A TRC is theoretically based in the awareness that the events of the past will haunt the present and the future until injustices are brought to light, in an atmosphere in which reconciliation is at least theoretically possible. in order that a new consciousness be formed that condemns those actions. When grievances are addressed in this way, ventilating the need for vengeance and to some degree healing the alienation caused by the hostilities, a community may succeed in breaking the cycle, i.e. in interrupting the potential for future instances of those violent acts to flare up once again — without that kind of intervention an all-too-common experience.

 

The first widely known instance of a TRC was set up in South Africa to address the enormous violence that had been carried out in the name of racial segregation under the infamous apartheid regime.

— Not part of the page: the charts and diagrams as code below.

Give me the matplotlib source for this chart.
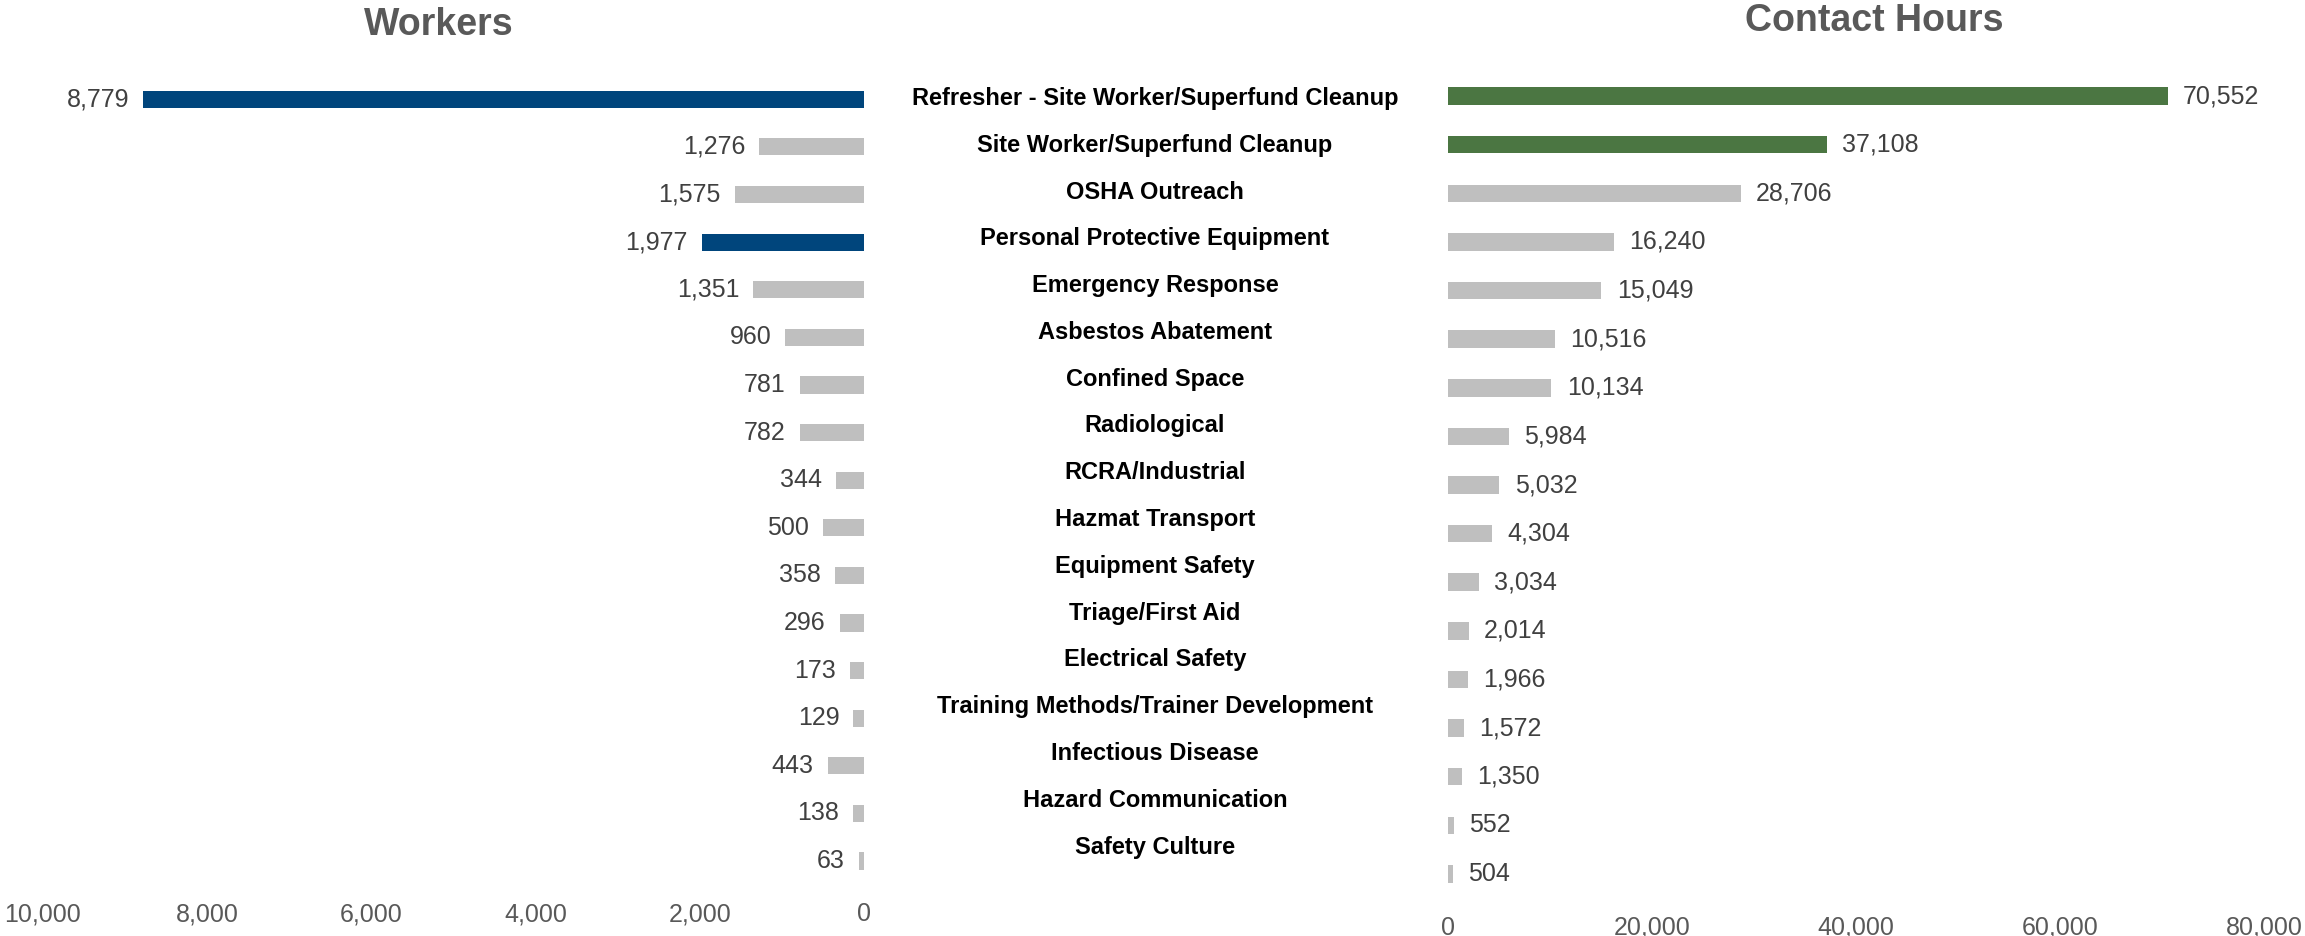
import matplotlib
matplotlib.use('Agg')
import matplotlib.pyplot as plt
from matplotlib.ticker import FuncFormatter

plt.rcParams['font.family'] = ['Liberation Sans', 'DejaVu Sans']

# data
courses = ['Refresher - Site Worker/Superfund Cleanup', 'Site Worker/Superfund Cleanup',
           'OSHA Outreach', 'Personal Protective Equipment', 'Emergency Response',
           'Asbestos Abatement', 'Confined Space', 'Radiological', 'RCRA/Industrial',
           'Hazmat Transport', 'Equipment Safety', 'Triage/First Aid', 'Electrical Safety',
           'Training Methods/Trainer Development', 'Infectious Disease',
           'Hazard Communication', 'Safety Culture']
workers = [8779, 1276, 1575, 1977, 1351, 960, 781, 782, 344, 500, 358, 296, 173, 129, 443, 138, 63]
hours = [70552, 37108, 28706, 16240, 15049, 10516, 10134, 5984, 5032, 4304, 3034, 2014, 1966,
         1572, 1350, 552, 504]
workers_hi = [0, 3]      # highlighted bars (blue)
hours_hi = [0, 1]        # highlighted bars (green)

W, H = 2305, 936
fig = plt.figure(figsize=(W / 100, H / 100), dpi=100)

def ax_at(x0, x1, y0, y1):
    # pixel box -> axes
    return fig.add_axes([x0 / W, 1 - y1 / H, (x1 - x0) / W, (y1 - y0) / H])

n = len(courses)
pos = list(range(n))
comma = FuncFormatter(lambda v, p: f'{int(v):,}')
gray = '#BFBFBF'

# left: workers
sp = 47.6
axl = ax_at(43, 864, 99.3 - sp * 0.6, 861 + sp * 0.6)
cols = ['#00457C' if i in workers_hi else gray for i in pos]
axl.barh(pos, workers, height=0.36, color=cols)
axl.set_xlim(10000, 0)
axl.set_ylim(n - 0.4, -0.6)
axl.set_xticks(range(0, 10001, 2000))
axl.xaxis.set_major_formatter(comma)
axl.set_yticks([])
for i, v in enumerate(workers):
    axl.annotate(f'{v:,}', (v, i), xytext=(-10, 0), textcoords='offset points',
                 ha='right', va='center', fontsize=18, color='#404040')

# right: contact hours
sp2 = 48.6
axr = ax_at(1448, 2264, 96 - sp2 * 0.6, 874 + sp2 * 0.6)
cols = ['#4B7642' if i in hours_hi else gray for i in pos]
axr.barh(pos, hours, height=0.36, color=cols)
axr.set_xlim(0, 80000)
axr.set_ylim(n - 0.4, -0.6)
axr.set_xticks(range(0, 80001, 20000))
axr.xaxis.set_major_formatter(comma)
axr.set_yticks([])
for i, v in enumerate(hours):
    axr.annotate(f'{v:,}', (v, i), xytext=(11, 0), textcoords='offset points',
                 ha='left', va='center', fontsize=18, color='#404040')

for ax in (axl, axr):
    for s in ax.spines.values():
        s.set_visible(False)
    ax.tick_params(axis='x', length=0, labelsize=18, labelcolor='#595959', pad=9)

# middle: course names
sp3 = 46.8
axm = ax_at(870, 1440, 98.5 - sp3 * 0.5, 847 + sp3 * 0.5)
axm.set_xlim(0, 1)
axm.set_ylim(n - 0.5, -0.5)
axm.axis('off')
for i, c in enumerate(courses):
    axm.text(0.5, i, c, ha='center', va='center', fontsize=17, fontweight='bold', color='black')

fig.text(439 / W, 1 - 25 / H, 'Workers', ha='center', va='center',
         fontsize=27, fontweight='bold', color='#595959')
fig.text(1874 / W, 1 - 21 / H, 'Contact Hours', ha='center', va='center',
         fontsize=27, fontweight='bold', color='#595959')

fig.savefig('out.png', dpi=100, facecolor='white')
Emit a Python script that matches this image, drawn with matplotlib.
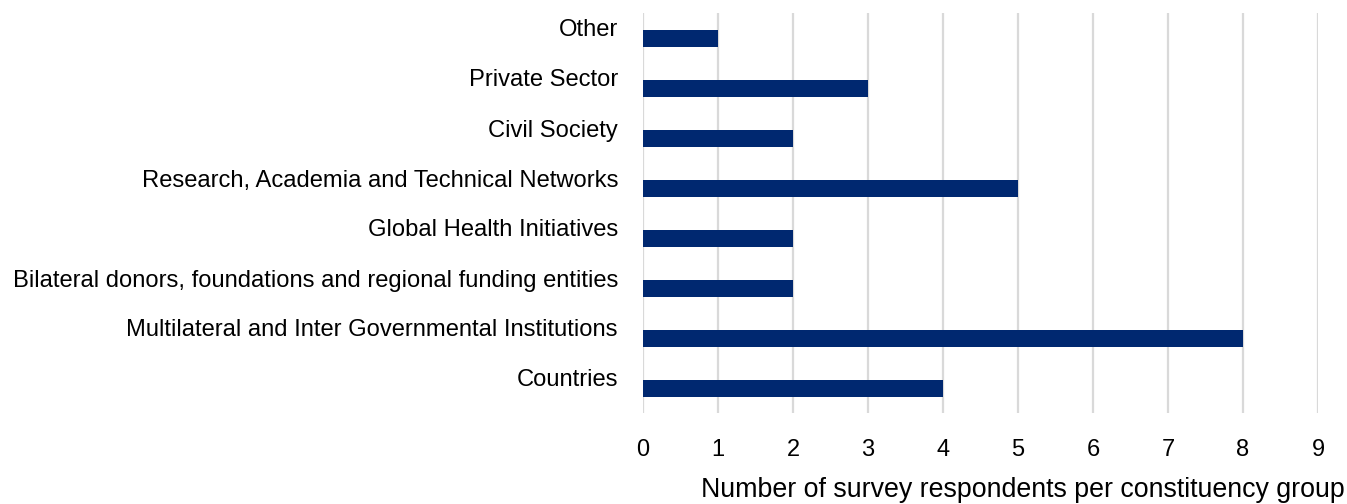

Since then, it has had diverse incarnations throughout the world, including Rwanda (where it is drawing upon a pre-existing indigenous system of courts called Gacaca); Liberia; Canada; Chile; and the United States. While its effectiveness to advocate for oppressed groups is debated (some think that some kind of restorative action, and not just expression of remorse, is necessary to effect real reconciliation), a TRC does manage to avoid retribution and encourage basic principles of nonviolence, such as rehumanization, the power of Truth, forgiveness, and returning good for evil.